Biomassa sebagai strategi pengurangan emisi dalam penanganan perubahan iklim memiliki konsekuensi terhadap kompleksitas tantangan yang dihadapi dalam upaya mitigasi perubahan iklim kedepan. Praktik pemanfaatan biomassa yang diklaim sebagai sumber energi terbarukan, ketika menggunakan bahan-bahan seperti kayu, cangkang sawit, jangkos, batang sawit, tempurung kelapa, dan sabut kelapa, memiliki implikasi lingkungan dan sosial yang lebih luas. Penggunaan biomassa juga berpotensi menyebabkan perampasan tanah dan konflik agraria dengan masyarakat adat, juga lokal. Pembakaran biomassa menghasilkan polusi udara pun dapat membahayakan kesehatan masyarakat.
Baca Juga: Kelahiran Dua Bayi Orangutan di Sub DAS Mendalam Bikin Optimis Dunia Konservasi
Manager Kampanye, Advokasi, dan Media Forest Watch Indonesia (FWI), Anggi Putra Prayoga, menilai pemanfaatan biomassa dalam transisi energi merupakan driver baru kerusakan hutan di Indonesia. FWI mencatat pembangunan Hutan Tanaman Energi (HTE) telah merusak hutan seluas 55.000 hektare (Ha) dan masih ada 420.000 Ha hutan alam di dalam 31 konsesi HTE direncanakan untuk di-deforestasi.
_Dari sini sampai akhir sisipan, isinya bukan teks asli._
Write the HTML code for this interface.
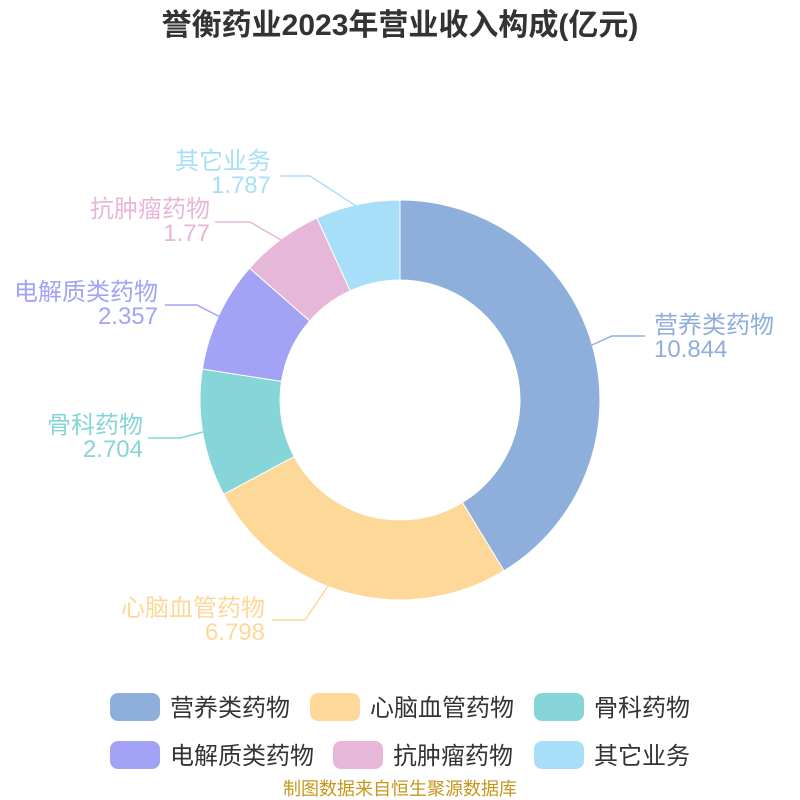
<!DOCTYPE html>
<html><head><meta charset="utf-8"><style>
html,body{margin:0;padding:0;background:#fff;}
svg{display:block;font-family:"Liberation Sans","Noto Sans CJK SC",sans-serif;}
</style></head><body>
<svg width="800" height="800" viewBox="0 0 800 800" xmlns="http://www.w3.org/2000/svg">
<rect width="800" height="800" fill="#fff"/>
<text x="400" y="35" text-anchor="middle" font-size="30" font-weight="bold" fill="#333">誉衡药业2023年营业收入构成(亿元)</text>
<g stroke="#fff" stroke-width="1">
<path d="M400,200 A200,200 0 0 1 504,570.8 L462.4,502.5 A120,120 0 0 0 400,280 Z" fill="#8eaedb"/>
<path d="M504,570.8 A200,200 0 0 1 223.7,494.3 L294.2,456.6 A120,120 0 0 0 462.4,502.5 Z" fill="#fed898"/>
<path d="M223.7,494.3 A200,200 0 0 1 202.4,369 L281.5,381.4 A120,120 0 0 0 294.2,456.6 Z" fill="#86d5d8"/>
<path d="M202.4,369 A200,200 0 0 1 249.6,268.2 L309.7,320.9 A120,120 0 0 0 281.5,381.4 Z" fill="#a2a3f5"/>
<path d="M249.6,268.2 A200,200 0 0 1 317,218 L350.2,290.8 A120,120 0 0 0 309.7,320.9 Z" fill="#e6b7d8"/>
<path d="M317,218 A200,200 0 0 1 400,200 L400,280 A120,120 0 0 0 350.2,290.8 Z" fill="#a8dff8"/>
</g>
<g fill="none" stroke-width="1.5">
<polyline points="592,345 612,336 645,336" stroke="#8eaedb"/>
<polyline points="330,583 305,620 272,620" stroke="#fed898"/>
<polyline points="203,432 180,438 148,438" stroke="#86d5d8"/>
<polyline points="220,317 197,305 165,305" stroke="#a2a3f5"/>
<polyline points="281,240 250,222 215,222" stroke="#e6b7d8"/>
<polyline points="356,206 310,176 280,176" stroke="#a8dff8"/>
</g>
<g font-size="24">
<text x="654" y="333" fill="#8eaedb">营养类药物</text>
<text x="654" y="357" fill="#8eaedb">10.844</text>
<text x="265" y="616" text-anchor="end" fill="#fed898">心脑血管药物</text>
<text x="265" y="640" text-anchor="end" fill="#fed898">6.798</text>
<text x="143" y="433" text-anchor="end" fill="#86d5d8">骨科药物</text>
<text x="143" y="457" text-anchor="end" fill="#86d5d8">2.704</text>
<text x="158" y="300" text-anchor="end" fill="#a2a3f5">电解质类药物</text>
<text x="158" y="324" text-anchor="end" fill="#a2a3f5">2.357</text>
<text x="210" y="217" text-anchor="end" fill="#e6b7d8">抗肿瘤药物</text>
<text x="210" y="241" text-anchor="end" fill="#e6b7d8">1.77</text>
<text x="271" y="169" text-anchor="end" fill="#a8dff8">其它业务</text>
<text x="271" y="193" text-anchor="end" fill="#a8dff8">1.787</text>
</g>
<g font-size="24" fill="#333">
<rect x="110" y="693" width="50" height="28" rx="8" fill="#8eaedb"/><text x="170" y="716">营养类药物</text>
<rect x="310" y="693" width="50" height="28" rx="8" fill="#fed898"/><text x="370" y="716">心脑血管药物</text>
<rect x="534" y="693" width="50" height="28" rx="8" fill="#86d5d8"/><text x="594" y="716">骨科药物</text>
<rect x="110" y="741" width="50" height="28" rx="8" fill="#a2a3f5"/><text x="170" y="764">电解质类药物</text>
<rect x="333" y="741" width="50" height="28" rx="8" fill="#e6b7d8"/><text x="393" y="764">抗肿瘤药物</text>
<rect x="534" y="741" width="50" height="28" rx="8" fill="#a8dff8"/><text x="594" y="764">其它业务</text>
</g>
<text x="400" y="795" text-anchor="middle" font-size="18" fill="#c8961e">制图数据来自恒生聚源数据库</text>
</svg>
</body></html>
"Karena sejatinya ini adalah transformasi dari Hutan Tanaman Industri (HTI) ke HTE maka kecenderungannya adalah deforestasi. Dilakukan dengan pembukaan hutan dan lahan baru untuk memenuhi tuntutan usaha baru dalam bentuk tanaman energi," kata Anggi dikutip Jumat (9/2).Anggi melihat, bisnis kayu di Indonesia sedang mengalami stagnasi. Usaha baru berupa pembangunan HTE melalui multi-usaha kehutanan, dia duga, hanyalah cara untuk mengamankan bisnis.
Konsesi kehutanan menjadi lebih leluasa untuk memanfaatkan hutan alam dengan dalih transisi energi, guna memenuhi bahan baku biomassa kayu. Padahal, pemanfaatan biomassa sebagai alternatif untuk mengurangi emisi karbon perlu diuji dengan prinsip-prinsip keadilan dan berkelanjutan.
Jika pemanfaatannya tidak bijaksana, maka dapat berujung pada peningkatan tekanan terhadap ekosistem, memperburuk masalah seperti kehilangan keanekaragaman hayati dan kerusakan hutan, serta hilangnya ruang hidup masyarakat adat.
Berdasarkan dokumen FoLu Net Sink 2030, Kalimantan Barat (Kalbar) merupakan salah satu provinsi dengan target mitigasi deforestasi hutan alam terluas dengan total 917.000 Ha. Ketua Link-AR Borneo, Ahmad Syukri menyebut, biomassa yang selama ini dimanfaatkan di Kalbar mencakup produk seperti kayu, cangkang sawit, jangkos, batang sawit, tempurung kelapa, dan sabut kelapa.
Semuanya itu, lanjutnya, sering dipromosikan sebagai solusi untuk transisi energi. Namun, kenyataannya biomassa tidak lebih dari solusi palsu yang berpotensi memperparah krisis lingkungan.
"Pembakaran biomassa melepaskan emisi CO2 dan gas rumah kaca lainnya, memperparah krisis iklim. Faktanya, 1 juta ton biomassa yang dibakar menghasilkan 1,7 ton emisi baru," katanya dalam diskusi 'Masa Depan Hutan Alam Kalbar' beberapa waktu lalu.
Biomassa yang diprioritaskan Pemerintah Provinsi Kalbar, kata Ahmad, adalah kayu yang dihasilkan dari perkebunan skala besar, yang akan merampas lebih luas tanah-tanah milik petani dan masyarakat adat. Sama halnya yang bersumber dari jangkos, cangkang sawit maupun batang sawit.
"Semakin banyak hutan alam yang akan dibuka untuk kepentingan pembangunan perkebunan kayu untuk kepentingan penyediaan biomassa (HTE), semakin hilang kemampuan serap emisi karbon. Terlebih di kawasan gambut," tuturnya.
Manager Program Bioenergi, Trend Asia, Amalya Reza Oktaviani menjelaskan bahwa pemanfaatan biomassa dalam co-firing hanya akan memperpanjang usia PLTU. Yang berarti menguntungkan para pengusaha batu bara karena mereka masih dapat memasok batu bara ke PLTU.